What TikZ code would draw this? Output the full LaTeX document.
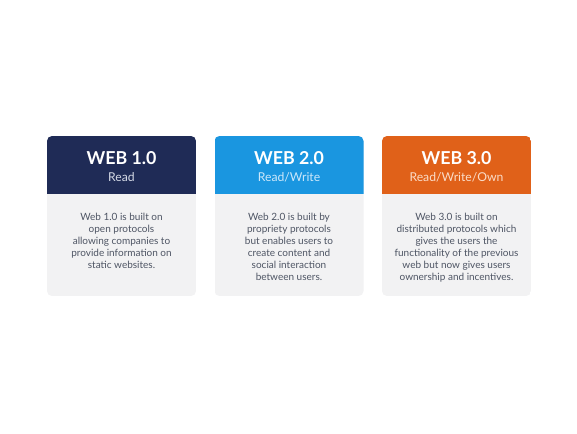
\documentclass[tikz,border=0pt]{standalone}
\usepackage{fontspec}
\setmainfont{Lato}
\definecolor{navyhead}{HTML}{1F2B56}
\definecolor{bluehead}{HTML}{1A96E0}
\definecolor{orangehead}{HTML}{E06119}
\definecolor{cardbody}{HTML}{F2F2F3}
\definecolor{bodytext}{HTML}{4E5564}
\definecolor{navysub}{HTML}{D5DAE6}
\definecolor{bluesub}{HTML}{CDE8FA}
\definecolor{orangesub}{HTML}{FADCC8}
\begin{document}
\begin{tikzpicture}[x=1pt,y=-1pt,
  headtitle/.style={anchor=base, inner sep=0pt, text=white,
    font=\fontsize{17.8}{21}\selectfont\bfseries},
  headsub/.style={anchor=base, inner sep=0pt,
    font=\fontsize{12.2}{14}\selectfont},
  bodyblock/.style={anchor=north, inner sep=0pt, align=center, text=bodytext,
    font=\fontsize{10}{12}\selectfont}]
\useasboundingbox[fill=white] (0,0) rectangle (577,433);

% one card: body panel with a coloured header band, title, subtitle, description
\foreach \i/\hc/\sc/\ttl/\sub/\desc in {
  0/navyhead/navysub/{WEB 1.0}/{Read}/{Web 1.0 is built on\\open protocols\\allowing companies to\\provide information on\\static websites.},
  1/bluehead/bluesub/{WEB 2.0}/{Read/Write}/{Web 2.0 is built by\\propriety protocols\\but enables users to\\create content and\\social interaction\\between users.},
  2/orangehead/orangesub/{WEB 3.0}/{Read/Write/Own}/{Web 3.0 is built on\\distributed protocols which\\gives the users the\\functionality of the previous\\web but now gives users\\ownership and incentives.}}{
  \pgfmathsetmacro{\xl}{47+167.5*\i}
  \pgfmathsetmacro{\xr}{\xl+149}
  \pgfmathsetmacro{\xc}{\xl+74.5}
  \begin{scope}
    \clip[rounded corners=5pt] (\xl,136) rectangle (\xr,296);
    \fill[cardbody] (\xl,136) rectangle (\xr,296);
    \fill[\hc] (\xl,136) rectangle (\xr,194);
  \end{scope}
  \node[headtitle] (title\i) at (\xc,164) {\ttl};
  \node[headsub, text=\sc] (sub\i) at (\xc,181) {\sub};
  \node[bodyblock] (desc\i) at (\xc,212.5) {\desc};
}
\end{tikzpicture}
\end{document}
------------------------------------
* WHAT THE EXERCISE ASKS *
Pictures are excluded: retype only the lines from the beginning of the listing above through the line with "(0,0) rectangle (577,433);", both included.

* TASK OUTPUT *
What TikZ code would draw this? Output the full LaTeX document.
\documentclass[tikz,border=0pt]{standalone}
\usepackage{fontspec}
\setmainfont{Lato}
\definecolor{navyhead}{HTML}{1F2B56}
\definecolor{bluehead}{HTML}{1A96E0}
\definecolor{orangehead}{HTML}{E06119}
\definecolor{cardbody}{HTML}{F2F2F3}
\definecolor{bodytext}{HTML}{4E5564}
\definecolor{navysub}{HTML}{D5DAE6}
\definecolor{bluesub}{HTML}{CDE8FA}
\definecolor{orangesub}{HTML}{FADCC8}
\begin{document}
\begin{tikzpicture}[x=1pt,y=-1pt,
  headtitle/.style={anchor=base, inner sep=0pt, text=white,
    font=\fontsize{17.8}{21}\selectfont\bfseries},
  headsub/.style={anchor=base, inner sep=0pt,
    font=\fontsize{12.2}{14}\selectfont},
  bodyblock/.style={anchor=north, inner sep=0pt, align=center, text=bodytext,
    font=\fontsize{10}{12}\selectfont}]
\useasboundingbox[fill=white] (0,0) rectangle (577,433);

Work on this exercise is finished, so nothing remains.